8. De manière générale, les établissements scolaires évitent le recours aux ustensiles jetables pour des raisons d’écologie, mais en ce moment, y-a-t-il une exception concernant l’usage du jetable au nom de la lutte contre le virus ?
Si les enseignants ne peuvent pas certifier le niveau de lavage des ustensiles, j’opterais pour le jetable le temps de voir venir. Mais si l’usage du jetable ne convient pas, il faut s’assurer que le lavage de la vaisselle soit très efficace. Il se peut qu’il faille mettre l’accent sur le nécessité de trouver le savon le plus fiable qui soit, ou faire tremper la vaisselle dans du désinfectant.
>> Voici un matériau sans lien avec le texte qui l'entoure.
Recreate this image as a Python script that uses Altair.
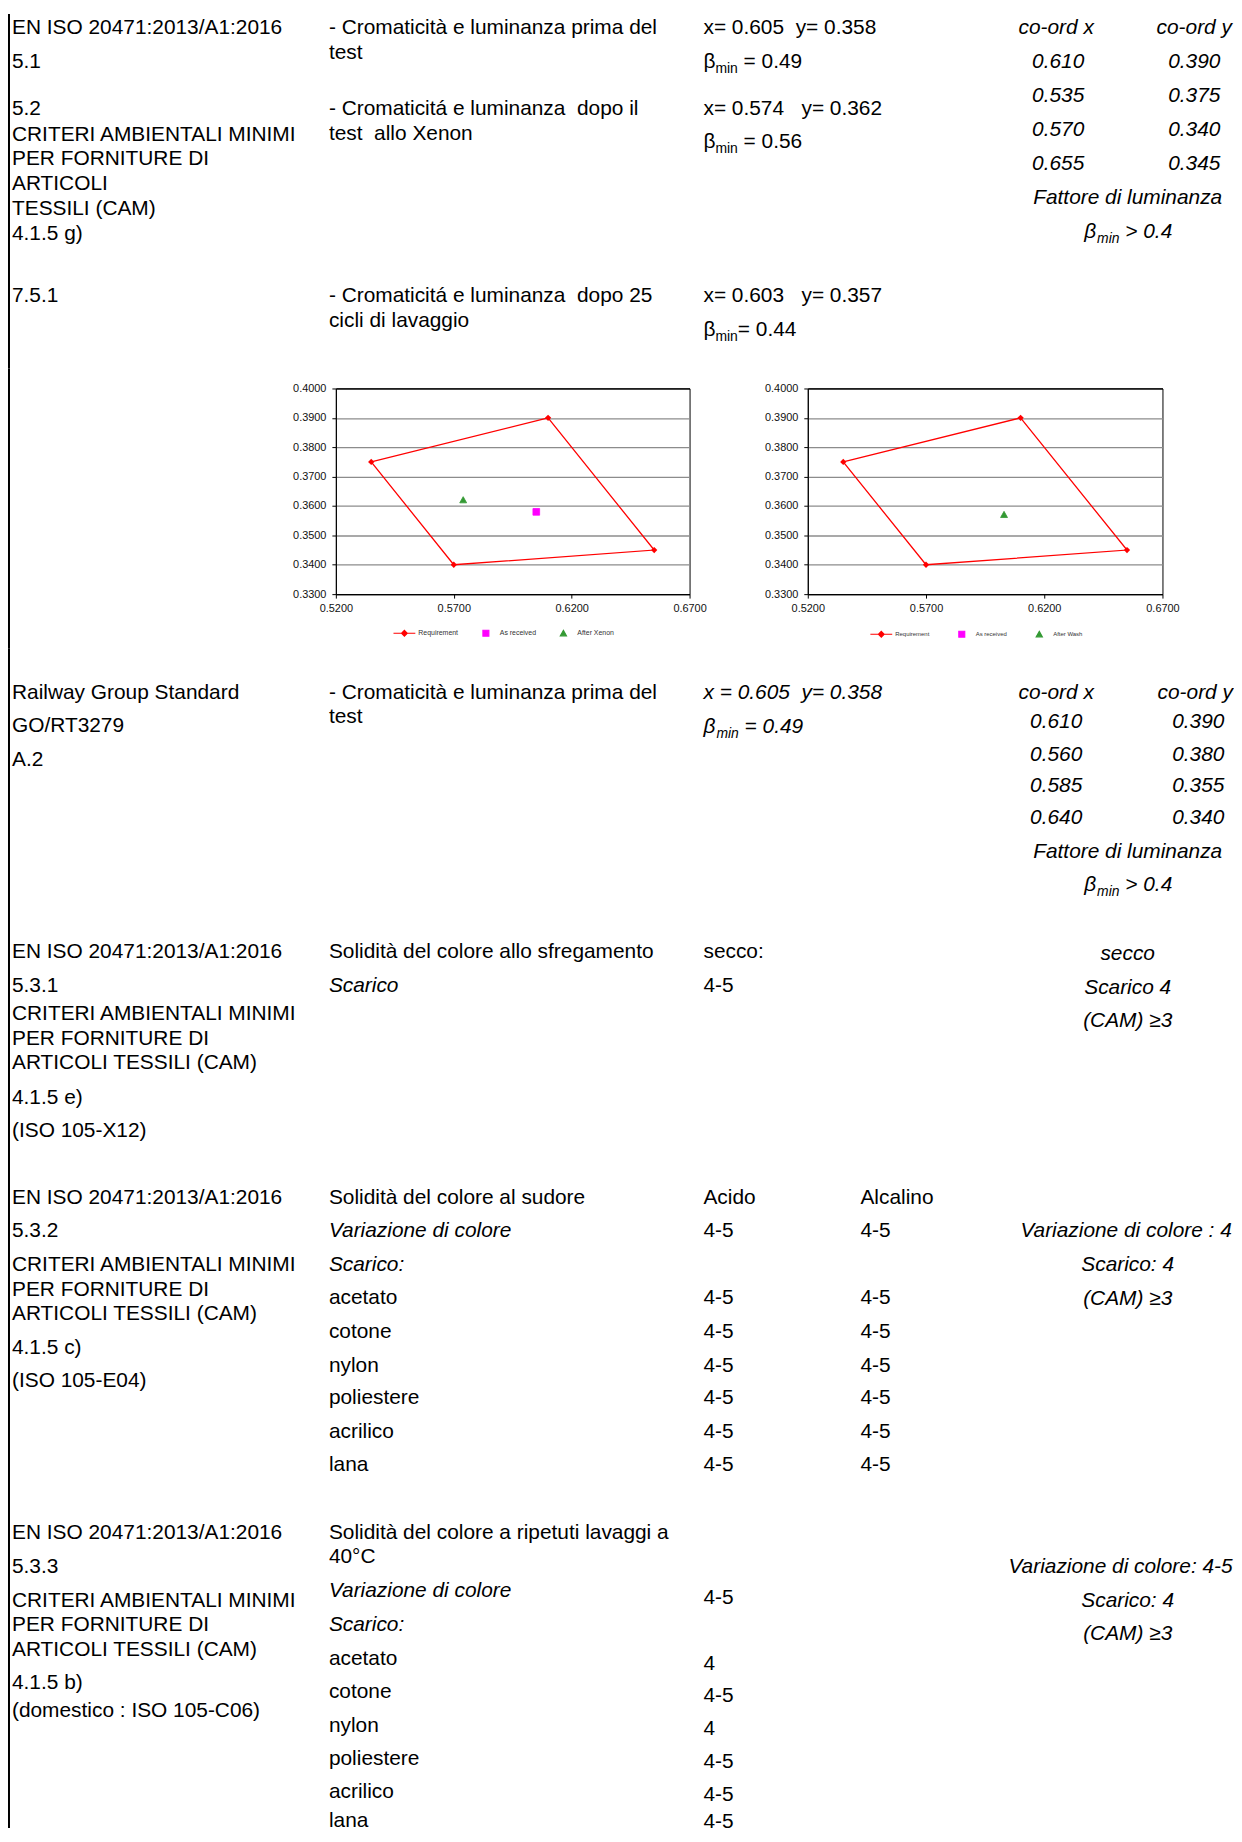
import altair as alt
import pandas as pd

FONT = "Liberation Sans"

# ---------------- chart values ----------------
REQ_X = [0.610, 0.535, 0.570, 0.655]
REQ_Y = [0.390, 0.375, 0.340, 0.345]
LEG1 = ["Requirement", "As received", "After Xenon"]
LEG2 = ["Requirement", "As received", "After Wash"]
PTS1_NAME = ["As received", "After Xenon"]
PTS1_X = [0.605, 0.574]
PTS1_Y = [0.358, 0.362]
PTS2_NAME = ["After Wash"]
PTS2_X = [0.603]
PTS2_Y = [0.357]
X_TICKS = [0.52, 0.57, 0.62, 0.67]
Y_TICKS = [0.33, 0.34, 0.35, 0.36, 0.37, 0.38, 0.39, 0.40]
SERIES_COLORS = ["#ff0000", "#ff00ff", "#339933"]

# ---------------- document text ----------------
STD_EN = "EN ISO 20471:2013/A1:2016"
CAM = "CRITERI AMBIENTALI MINIMI"
FIBERS = ["acetato", "cotone", "nylon", "poliestere", "acrilico", "lana"]

S1_STD = [STD_EN, "5.1", "5.2", CAM, "PER FORNITURE DI", "ARTICOLI", "TESSILI (CAM)", "4.1.5 g)", "7.5.1"]
S1_TEST = ["- Cromaticità e luminanza prima del", "test",
           "- Cromaticitá e luminanza\u00a0 dopo il", "test\u00a0 allo Xenon",
           "- Cromaticitá e luminanza\u00a0 dopo 25", "cicli di lavaggio"]
S1_RES = ["x= 0.605\u00a0 y= 0.358", "x= 0.574\u00a0\u00a0 y= 0.362", "x= 0.603\u00a0\u00a0 y= 0.357"]
S1_BETA = ["= 0.49", "= 0.56", "= 0.44"]
S1_BETA_SPACE = [True, True, False]
CO_HEAD = ["co-ord x", "co-ord y"]
S1_COX = ["0.610", "0.535", "0.570", "0.655"]
S1_COY = ["0.390", "0.375", "0.340", "0.345"]
LUM = "Fattore di luminanza"
LUM_BETA = "> 0.4"

R_STD = ["Railway Group Standard", "GO/RT3279", "A.2"]
R_TEST = ["- Cromaticità e luminanza prima del", "test"]
R_RES = ["x = 0.605\u00a0 y= 0.358"]
R_BETA = "= 0.49"
R_COX = ["0.610", "0.560", "0.585", "0.640"]
R_COY = ["0.390", "0.380", "0.355", "0.340"]

F_STD = [STD_EN, "5.3.1", CAM, "PER FORNITURE DI", "ARTICOLI TESSILI (CAM)", "4.1.5 e)", "(ISO 105-X12)"]
F_TEST = ["Solidità del colore allo sfregamento"]
F_TEST_IT = ["Scarico"]
F_RES = ["secco:", "4-5"]
F_REQ = ["secco", "Scarico 4", "(CAM) ≥3"]

D_STD = [STD_EN, "5.3.2", CAM, "PER FORNITURE DI", "ARTICOLI TESSILI (CAM)", "4.1.5 c)", "(ISO 105-E04)"]
D_TEST = ["Solidità del colore al sudore"]
D_TEST_IT = ["Variazione di colore", "Scarico:"]
D_ACID = ["Acido", "4-5"]
D_ACID_FIB = ["4-5", "4-5", "4-5", "4-5", "4-5", "4-5"]
D_ALC = ["Alcalino", "4-5"]
D_ALC_FIB = ["4-5", "4-5", "4-5", "4-5", "4-5", "4-5"]
D_REQ_VAR = ["Variazione di colore : 4"]
D_REQ = ["Scarico: 4", "(CAM) ≥3"]

L_STD = [STD_EN, "5.3.3", CAM, "PER FORNITURE DI", "ARTICOLI TESSILI (CAM)", "4.1.5 b)", "(domestico : ISO 105-C06)"]
L_TEST = ["Solidità del colore a ripetuti lavaggi a", "40°C"]
L_TEST_IT = ["Variazione di colore", "Scarico:"]
L_VALS = ["4-5", "4", "4-5", "4", "4-5", "4-5", "4-5"]
L_REQ_VAR = ["Variazione di colore: 4-5"]
L_REQ = ["Scarico: 4", "(CAM) ≥3"]

# ---------------- layout (page pixel positions) ----------------
COL1, COL2, COL3, COL4 = 12, 331, 708, 866
RC = 1135
A_TOP, A_H = 8, 357
B_H = 207
C_TOP, C_H = 647, 1187

WID = {"β": 0.572, "m": 0.833, "i": 0.222, "n": 0.556, " ": 0.278, "\u00a0": 0.278,
       "=": 0.584, ">": 0.584, ".": 0.278}


def tw(s, size):
    return sum(WID.get(ch, 0.556) for ch in s) * size


def put(rows, texts, xs, ys, italic=False, align="left"):
    if not isinstance(xs, list):
        xs = [xs] * len(texts)
    for t, x, y in zip(texts, xs, ys):
        rows.append(dict(t=t, x=x, y=y, it=italic, al=align, sz=21, dy=0))


def beta(rows, x, y, suffix, space=True, italic=False, center=False):
    wb, wm = tw("β", 21), tw("min", 14)
    gap = tw(" ", 21) if space else 0.0
    ws = tw(suffix, 21)
    if center:
        x = x - (wb + wm + gap + ws) / 2
    k = 1 if italic else 0
    rows.append(dict(t="β", x=x, y=y, it=italic, al="left", sz=21, dy=0))
    rows.append(dict(t="min", x=x + wb + k, y=y, it=italic, al="left", sz=14, dy=5))
    rows.append(dict(t=suffix, x=x + wb + wm + gap + k, y=y, it=italic, al="left", sz=21, dy=0))


A = []
put(A, S1_STD, COL1, [28.5, 62.5, 110, 136, 160.5, 185, 210, 236, 298])
put(A, S1_TEST, COL2, [28.5, 53.5, 110, 134.5, 298, 323.5])
put(A, S1_RES, COL3, [28.5, 110, 298])
for suf, sp, yy in zip(S1_BETA, S1_BETA_SPACE, [62.5, 143, 332]):
    beta(A, COL3, yy, suf, sp)
put(A, CO_HEAD, [1063, 1202], [28.5, 28.5], True, "center")
put(A, S1_COX, 1065, [62, 96.5, 131, 165], True, "center")
put(A, S1_COY, 1202, [62, 96.5, 131, 165], True, "center")
put(A, [LUM], RC, [199], True, "center")
beta(A, RC, 233.5, LUM_BETA, True, True, True)

C = []
put(C, R_STD, COL1, [697.5, 730.5, 764.5])
put(C, R_TEST, COL2, [697.5, 721.5])
put(C, R_RES, COL3, [697.5], True)
beta(C, COL3, 731.5, R_BETA, True, True)
put(C, CO_HEAD, [1063, 1203], [697.5, 697.5], True, "center")
put(C, R_COX, 1063, [727, 760, 791.5, 823.5], True, "center")
put(C, R_COY, 1206, [727, 760, 791.5, 823.5], True, "center")
put(C, [LUM], RC, [857.5], True, "center")
beta(C, RC, 890.5, LUM_BETA, True, True, True)

put(C, F_STD, COL1, [958.5, 992.5, 1021, 1045.5, 1070, 1105.5, 1138.5])
put(C, F_TEST, COL2, [958.5])
put(C, F_TEST_IT, COL2, [992.5], True)
put(C, F_RES, COL3, [958.5, 992.5])
put(C, F_REQ, RC, [960, 994, 1028], True, "center")

D_FIB_Y = [1306.5, 1340.5, 1374.5, 1407.5, 1441.5, 1474.5]
put(C, D_STD, COL1, [1205.5, 1239.5, 1273.5, 1298.5, 1323, 1357, 1390])
put(C, D_TEST, COL2, [1205.5])
put(C, D_TEST_IT, COL2, [1239.5, 1273.5], True)
put(C, FIBERS, COL2, D_FIB_Y)
put(C, D_ACID, COL3, [1205.5, 1239.5])
put(C, D_ACID_FIB, COL3, D_FIB_Y)
put(C, D_ALC, COL4, [1205.5, 1239.5])
put(C, D_ALC_FIB, COL4, D_FIB_Y)
put(C, D_REQ_VAR, 1027, [1239.5], True)
put(C, D_REQ, RC, [1273.5, 1307.5], True, "center")

put(C, L_STD, COL1, [1543, 1577, 1611, 1635.5, 1660.5, 1694.5, 1722.5])
put(C, L_TEST, COL2, [1543, 1567.5])
put(C, L_TEST_IT, COL2, [1601.5, 1635.5], True)
put(C, FIBERS, COL2, [1670, 1703, 1737, 1771, 1803.5, 1833])
put(C, L_VALS, COL3, [1608.5, 1674.5, 1707.5, 1740.5, 1773.5, 1806.5, 1833.5])
put(C, L_REQ_VAR, 1015, [1577], True)
put(C, L_REQ, RC, [1611, 1645], True, "center")

NO_FRAME = alt.ViewBackground(stroke="transparent", strokeWidth=0)


def text_section(rows, top, height):
    df = pd.DataFrame(rows)
    xs = alt.Scale(domain=[8, 8 + 1234], range=[0, 1234], nice=False, zero=False)
    ys = alt.Scale(domain=[top, top + height], range=[0, height], nice=False, zero=False)
    bar = alt.Chart(pd.DataFrame({"a": [0]})).mark_rect(color="black").encode(
        x=alt.value(0), x2=alt.value(2), y=alt.value(0), y2=alt.value(height))
    layers = [bar]
    for (it, al, sz, dy), g in df.groupby(["it", "al", "sz", "dy"]):
        layers.append(
            alt.Chart(g.reset_index(drop=True)).mark_text(
                align=al, baseline="alphabetic", font=FONT, fontSize=int(sz),
                fontStyle="italic" if it else "normal", dy=int(dy), color="black", clip=True
            ).encode(
                x=alt.X("x:Q", scale=xs, axis=None),
                y=alt.Y("y:Q", scale=ys, axis=None),
                text="t:N",
            )
        )
    return alt.layer(*layers).properties(width=1234, height=height, view=NO_FRAME)


# legend symbol paths (unit box -1..1)
P_REQ = "M-1,0H1M0,-0.26L0.26,0L0,0.26L-0.26,0Z"
P_SQ = "M-0.27,-0.27H0.27V0.27H-0.27Z"
P_TRI = "M0,-0.28L0.28,0.22L-0.28,0.22Z"


def xy_chart(pnames, px, py, legs, width, lx, ly, lfs, cpad):
    poly = pd.DataFrame({"x": REQ_X + [REQ_X[0]], "y": REQ_Y + [REQ_Y[0]], "o": list(range(len(REQ_X) + 1))})
    verts = pd.DataFrame({"x": REQ_X, "y": REQ_Y})
    pts = pd.DataFrame({"x": px, "y": py, "s": pnames})
    xs = alt.Scale(domain=[0.52, 0.67], nice=False, zero=False)
    ys = alt.Scale(domain=[0.33, 0.40], nice=False, zero=False)
    common = dict(title=None, format=".4f", labelFont=FONT, labelFontSize=11, labelColor="#111",
                  labelFlush=False, labelOverlap=False, tickColor="black", tickSize=4,
                  domainColor="black", domainWidth=1)
    xax = alt.Axis(values=X_TICKS, tickCount=len(X_TICKS) + 4, grid=False, labelPadding=4, **common)
    yax = alt.Axis(values=Y_TICKS, tickCount=len(Y_TICKS) + 4, grid=True, labelPadding=6,
                   gridColor={"condition": {"test": "datum.value > 0.3995 || datum.value < 0.3305", "value": "black"},
                              "value": "#8c8c8c"},
                   gridWidth=1.3, **common)
    line = alt.Chart(poly).mark_line(color="#ff0000", strokeWidth=1.3).encode(
        x=alt.X("x:Q", scale=xs, axis=xax), y=alt.Y("y:Q", scale=ys, axis=yax), order="o:Q")
    vert = alt.Chart(verts).mark_point(shape="diamond", filled=True, color="#ff0000", size=40, opacity=1).encode(
        x="x:Q", y="y:Q")
    leg = alt.Legend(title=None, orient="none", legendX=lx, legendY=ly, direction="horizontal",
                     symbolSize=484, symbolStrokeWidth=1.2, labelFont=FONT, labelFontSize=lfs,
                     labelColor="#333", labelOffset=2, columnPadding=cpad, padding=0)
    pt = alt.Chart(pts).mark_point(filled=True, opacity=1, size=620, strokeWidth=0.8).encode(
        x="x:Q", y="y:Q",
        color=alt.Color("s:N", scale=alt.Scale(domain=legs, range=SERIES_COLORS), legend=leg),
        stroke=alt.Stroke("s:N", scale=alt.Scale(domain=legs, range=SERIES_COLORS), legend=leg),
        shape=alt.Shape("s:N", scale=alt.Scale(domain=legs, range=[P_REQ, P_SQ, P_TRI]), legend=leg),
    )
    return alt.layer(line, vert, pt).properties(
        width=width, height=B_H, view=alt.ViewBackground(stroke="black", strokeWidth=1))


spacer = alt.Chart(pd.DataFrame({"a": [0]})).mark_rect(color="black").encode(
    x=alt.value(0), x2=alt.value(2), y=alt.value(-20), y2=alt.value(B_H + 55)
).properties(width=211, height=B_H, view=NO_FRAME)

c1 = xy_chart(PTS1_NAME, PTS1_X, PTS1_Y, LEG1, 356, 57, 234, 7, 15)
c2 = xy_chart(PTS2_NAME, PTS2_X, PTS2_Y, LEG2, 357, 62, 235, 6, 20)

mid = alt.hconcat(spacer, c1, c2, spacing=119, bounds="flush").resolve_scale(
    color="independent", shape="independent", stroke="independent", x="independent", y="independent"
).resolve_legend(color="independent", shape="independent", stroke="independent")

top = text_section(A, A_TOP, A_H)
bottom = text_section(C, C_TOP, C_H)

chart = alt.vconcat(top, mid, bottom, spacing=0).properties(padding=0).configure(font=FONT)

chart.save("out.html", embed_options={"renderer": "svg", "actions": False})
9. Au début, il n’était question que de rescolariser les plus jeunes, mais on parle également désormais de la reprise des lycées. Y-a-t-il une approche spécifique à avoir pour parler à des adolescents ?
Le conseil est le même et l’approche sur le partage d’informations est la même, mais les chances qu’ils se conforment aux directives que vous instaurerez sont plus faibles.
10. Que suggérez-vous pour répondre à cela ?
Il pourrait être utile de se concentrer sur les meneurs dans les classes. Si j’étais un éducateur dans un lycée, je chercherais des meneurs parmi les élèves de la classe, et je m’assurerais qu’ils sont responsables, en espérant que les autres suivront.